■ WORK TO BE COMPLETED
Retype only what runs from the first line of the records to the line with "rounded corners=19pt, minimum", inclusive, and no pictures.

::::::::::

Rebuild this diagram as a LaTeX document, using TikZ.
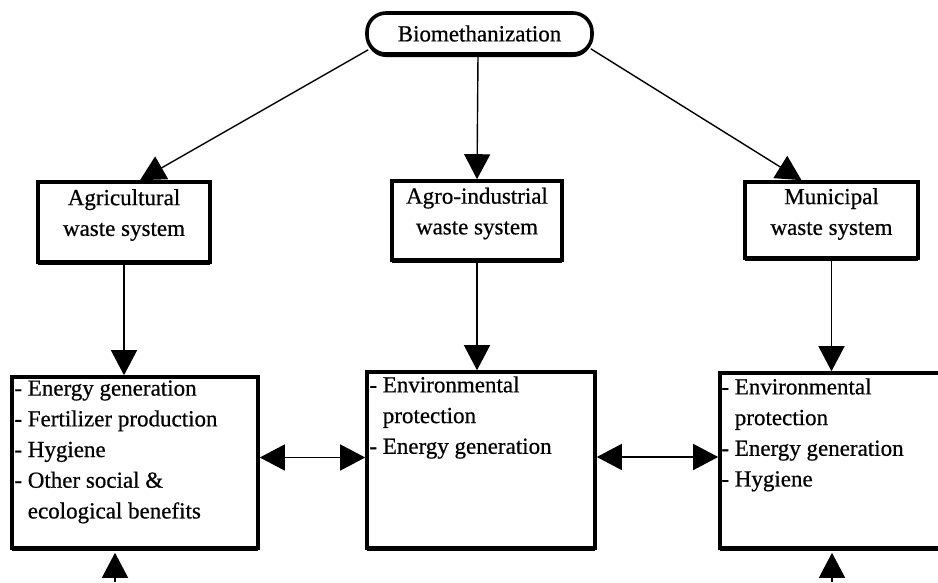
\documentclass[tikz,border=0pt]{standalone}
\usepackage{fontspec}
\setmainfont{Liberation Serif}[FakeBold=0.6]
\usetikzlibrary{arrows.meta,shadows}
\newcommand{\dgfont}{\fontsize{23}{30.7}\selectfont}
\begin{document}
\begin{tikzpicture}[x=1pt,y=-1pt,
  box/.style={draw, line width=3.6pt, fill=white, inner sep=0pt,
    drop shadow={shadow xshift=0pt, shadow yshift=-3pt, opacity=1, fill=black}},
  txtl/.style={font=\dgfont, align=left, inner sep=0pt, anchor=north west},
  txtc/.style={font=\dgfont, align=center, inner sep=0pt},
  arr/.style={line width=1.4pt, -{Triangle[length=25pt,width=26pt]}},
  dbl/.style={line width=1.4pt, {Triangle[length=25pt,width=26pt]}-{Triangle[length=25pt,width=26pt]}}
]
\useasboundingbox (0,0) rectangle (938,582);

% top node
\node[box, rounded corners=19pt, minimum width=225pt, minimum height=41pt, font=\dgfont] (bio) at (479.5,33.5) {Biomethanization};

% waste system boxes
\node[box, minimum width=172pt, minimum height=80pt] (agr) at (124,222) {};
\node[txtc] (agrt) at ([yshift=7pt]agr.center) {Agricultural\\waste system};
\node[box, minimum width=170pt, minimum height=79pt] (agro) at (477,220.5) {};
\node[txtc] (agrot) at ([yshift=7pt]agro.center) {Agro-industrial\\waste system};
\node[box, minimum width=173pt, minimum height=76pt] (mun) at (831.5,220) {};
\node[txtc] (munt) at ([yshift=6pt]mun.center) {Municipal\\waste system};

% benefit boxes
\node[box, minimum width=246pt, minimum height=171pt] (bl) at (135,462.5) {};
\node[txtl] (blt) at ([xshift=4pt,yshift=-5pt]bl.north west)
  {- Energy generation\\- Fertilizer production\\- Hygiene\\- Other social \&\\\hphantom{- }ecological benefits};
\node[box, minimum width=228pt, minimum height=176pt] (mid) at (481,460) {};
\node[txtl] (midt) at ([xshift=4pt,yshift=-6pt]mid.north west)
  {- Environmental\\\hphantom{- }protection\\- Energy generation};
\node[box, minimum width=228pt, minimum height=175pt] (rb) at (834,460.5) {};
\node[txtl] (rbt) at ([xshift=3pt,yshift=-7pt]rb.north west)
  {- Environmental\\\hphantom{- }protection\\- Energy generation\\- Hygiene};

% connectors from top
\draw[arr] ([xshift=3pt,yshift=6pt]bio.south west) -- ([xshift=16pt]agr.north);
\draw[arr] ([xshift=-1.5pt]bio.south) -- (agro.north);
\draw[arr] ([xshift=-3pt,yshift=7pt]bio.south east) -- ([xshift=-30pt]mun.north);

% down connectors
\draw[arr] (agr.south) -- (agr.south |- bl.north);
\draw[arr] (agro.south) -- (agro.south |- mid.north);
\draw[arr] (mun.south) -- (mun.south |- rb.north);

% horizontal double arrows
\draw[dbl] ([yshift=5pt]bl.east) -- ([yshift=5pt]bl.east -| mid.west);
\draw[dbl] ([yshift=3pt]mid.east) -- ([yshift=3pt]mid.east -| rb.west);

% arrows from below
\coordinate (b1) at (115,582);
\coordinate (b2) at (832,582);
\draw[arr] (b1) -- ([yshift=-3pt]b1 |- bl.south);
\draw[arr] (b2) -- ([yshift=-3pt]b2 |- rb.south);
\end{tikzpicture}
\end{document}
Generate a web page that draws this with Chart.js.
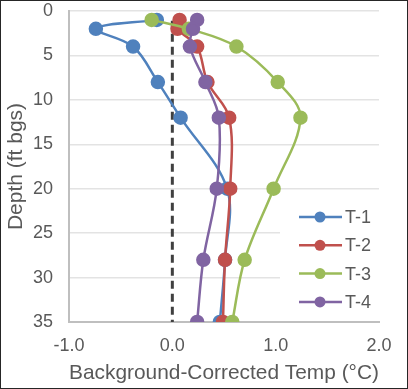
<!DOCTYPE html>
<html lang="en">
<head>
    <meta charset="UTF-8">
    <title>Background-Corrected Temp Profiles</title>
    <script src="https://cdn.jsdelivr.net/npm/chart.js"></script>
    <style>
        body { margin: 0; background: #fff; }
        #wrap { width: 408px; height: 389px; }
    </style>
</head>
<body>
    <div id="wrap"><canvas id="tempChart" width="408" height="389"></canvas></div>

    <script>
        // depth of each reading (ft bgs)
        const depths = [1, 2, 4, 8, 12, 20, 28, 35];
        const seriesNames = ["T-1", "T-2", "T-3", "T-4"];
        const t1 = [-0.15, -0.74, -0.38, -0.14, 0.08, 0.53, 0.51, 0.46];
        const t2 = [0.07, 0.05, 0.24, 0.34, 0.55, 0.56, 0.51, 0.49];
        const t3 = [-0.20, 0.16, 0.62, 1.02, 1.24, 0.98, 0.70, 0.58];
        const t4 = [0.24, 0.20, 0.17, 0.32, 0.45, 0.43, 0.30, 0.24];
        const zeroLine = [{x: 0, y: 1.1}, {x: 0, y: 35}];
        const colors = ["#4F81BD", "#C0504D", "#9BBB59", "#8064A2"];

        const allSeries = [t1, t2, t3, t4];
        const textColor = "#595959";
        const fontFamily = "'Liberation Sans', Arial, sans-serif";

        function toPoints(vals) {
            return vals.map(function(v, i) { return {x: v, y: depths[i]}; });
        }

        const datasets = allSeries.map(function(vals, i) {
            return {
                label: seriesNames[i],
                data: toPoints(vals),
                showLine: true,
                borderColor: colors[i],
                backgroundColor: colors[i],
                borderWidth: 2.5,
                pointRadius: 6,
                pointHoverRadius: 6,
                tension: 0.35,
                order: 4 - i
            };
        });
        datasets.push({
            label: "zero",
            data: zeroLine,
            showLine: true,
            borderColor: "#404040",
            borderWidth: 3,
            borderDash: [8, 5],
            pointRadius: 0,
            order: 5
        });

        // Excel-style legend drawn inside the plot area
        const insideLegend = {
            id: "insideLegend",
            afterDatasetsDraw(chart) {
                const ctx = chart.ctx;
                const area = chart.chartArea;
                ctx.save();
                ctx.fillStyle = "#fff";
                ctx.fillRect(280, 203, area.right - 280, 113);
                ctx.font = "18px " + fontFamily;
                ctx.textBaseline = "middle";
                seriesNames.forEach(function(name, i) {
                    const y = 217 + i * 28.3;
                    ctx.strokeStyle = colors[i];
                    ctx.lineWidth = 2.5;
                    ctx.beginPath();
                    ctx.moveTo(299, y);
                    ctx.lineTo(342, y);
                    ctx.stroke();
                    ctx.fillStyle = colors[i];
                    ctx.beginPath();
                    ctx.arc(320, y, 5.5, 0, Math.PI * 2);
                    ctx.fill();
                    ctx.fillStyle = textColor;
                    ctx.fillText(name, 345, y + 1);
                });
                ctx.restore();
            },
            afterDraw(chart) {
                const ctx = chart.ctx;
                ctx.save();
                ctx.strokeStyle = "#262626";
                ctx.lineWidth = 1;
                ctx.strokeRect(0.5, 0.5, chart.width - 1, chart.height - 1);
                ctx.restore();
            }
        };

        new Chart(document.getElementById("tempChart"), {
            type: "scatter",
            data: { datasets: datasets },
            plugins: [insideLegend],
            options: {
                responsive: false,
                animation: false,
                layout: { padding: { top: 11, right: 29, left: 0, bottom: 0 } },
                plugins: {
                    legend: { display: false },
                    tooltip: { enabled: false }
                },
                scales: {
                    x: {
                        type: "linear",
                        min: -1,
                        max: 2,
                        ticks: {
                            stepSize: 1,
                            color: textColor,
                            font: { size: 18, family: fontFamily },
                            padding: 13,
                            callback: function(v) { return v.toFixed(1); }
                        },
                        grid: { display: false, drawTicks: false },
                        border: { color: "#BFBFBF", width: 2 },
                        title: {
                            display: true,
                            text: "Background-Corrected Temp (°C)",
                            color: textColor,
                            font: { size: 21, family: fontFamily },
                            padding: { top: 0, bottom: 3 }
                        },
                        afterFit: function(scale) {
                            scale.height = 67;
                            scale.paddingLeft = 0;
                            scale.paddingRight = 0;
                        }
                    },
                    y: {
                        type: "linear",
                        reverse: true,
                        min: 0,
                        max: 35,
                        ticks: {
                            stepSize: 5,
                            color: textColor,
                            font: { size: 18, family: fontFamily },
                            padding: 16
                        },
                        grid: { color: "#E3E3E3", lineWidth: 1.5, drawTicks: false },
                        border: { color: "#BFBFBF", width: 2 },
                        title: {
                            display: true,
                            text: "Depth (ft bgs)",
                            color: textColor,
                            font: { size: 21, family: fontFamily },
                            padding: { top: 4, bottom: 0 }
                        },
                        afterFit: function(scale) {
                            scale.width = 69;
                            scale.paddingTop = 0;
                            scale.paddingBottom = 0;
                        }
                    }
                }
            }
        });
    </script>
</body>
</html>
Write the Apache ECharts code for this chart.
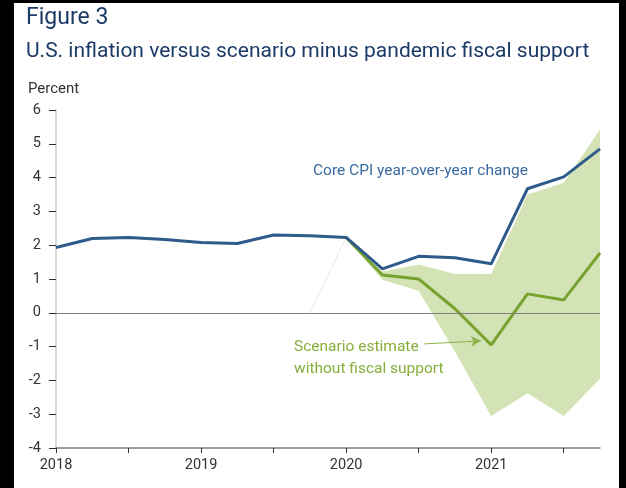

::::::::::

■ ANSWER TO THIS EXERCISE
Rebuild this diagram as a LaTeX document, using TikZ.
\documentclass[tikz,border=0pt]{standalone}
\usepackage{fontspec}
\setmainfont{Liberation Serif}[FakeBold=0.6]
\usetikzlibrary{arrows.meta,shadows}
\newcommand{\dgfont}{\fontsize{23}{30.7}\selectfont}
\begin{document}
\begin{tikzpicture}[x=1pt,y=-1pt,
  box/.style={draw, line width=3.6pt, fill=white, inner sep=0pt,
    drop shadow={shadow xshift=0pt, shadow yshift=-3pt, opacity=1, fill=black}},
  txtl/.style={font=\dgfont, align=left, inner sep=0pt, anchor=north west},
  txtc/.style={font=\dgfont, align=center, inner sep=0pt},
  arr/.style={line width=1.4pt, -{Triangle[length=25pt,width=26pt]}},
  dbl/.style={line width=1.4pt, {Triangle[length=25pt,width=26pt]}-{Triangle[length=25pt,width=26pt]}}
]
\useasboundingbox (0,0) rectangle (938,582);

% top node
\node[box, rounded corners=19pt, minimum width=225pt, minimum height=41pt, font=\dgfont] (bio) at (479.5,33.5) {Biomethanization};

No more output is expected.